South African photographer (born 1966)

Andrew Tshabangu (born 28 November 1966) is a South African photographer born in Dube, Soweto. He is known for his black-and-white social documentary photographic work which was shown in a largescale retrospective entitled Footprints at Standard Bank Gallery from February to April 2017, and which was accompanied by a book publication.

== Early life ==
Andrew Tshabangu was born in Dube, Soweto on 28 November 1966. Tshabangu's mother hails from the Rustenburg area whereas his father originates from the Vaal. He is the last born of five children, with three brothers and one sister. However his sister has since died. He attended Thabisang Primary School and Phefeni Senior Secondary School, both situated in Soweto.

== Career ==
Tshabangu has stated that photography was not his first choice as a profession, he was initially interested pursuing a number of other careers.
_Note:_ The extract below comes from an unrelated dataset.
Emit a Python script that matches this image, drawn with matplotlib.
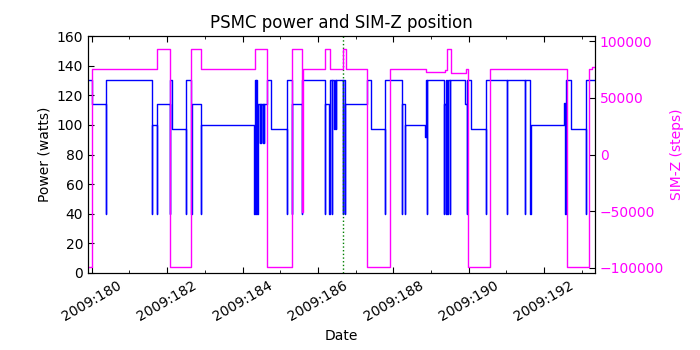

In his early life he gained an interest in teaching, he then birthed an interest in theatre which resulted in him applying to the University of the Witwatersrand to study dramatic arts. However, he was not accepted when he auditioned for admission. There were other interests such as becoming a banker and joining a seminary to study priesthood which also didn't come to fruition. The artist we see today was harnessed by the Alexandra Community Art Centre during his time there in 1990, where he received his first lessons in visual literacy and photography. He also notes his classmates at the Alexandra Community Art Centre, as notable influences his photographic practice alongside the literature he consumed. After his time at the Alexandra Community Art Centre he did freelance work for a period of 8 months at New Nation. Tshabangu taught photography at the Children's Photography Workshop and the Market Photo Workshop. He has facilitated photographic workshops in Kenya, Ethiopia, Cameroon, Mozambique, Reunion and Guyana, and participated in residencies in Reunion, London, New York and Nairobi. His work is shown internationally in exhibitions and numerous publications.

== Book ==
- Footprints

== Publications ==
- Godby, Michael (ed.) (2017) Incomparable: The Art of Andrew Tshabangu in Context. Johannesburg: Fourthwall Books, ISBN 978-0-9947009-2-6.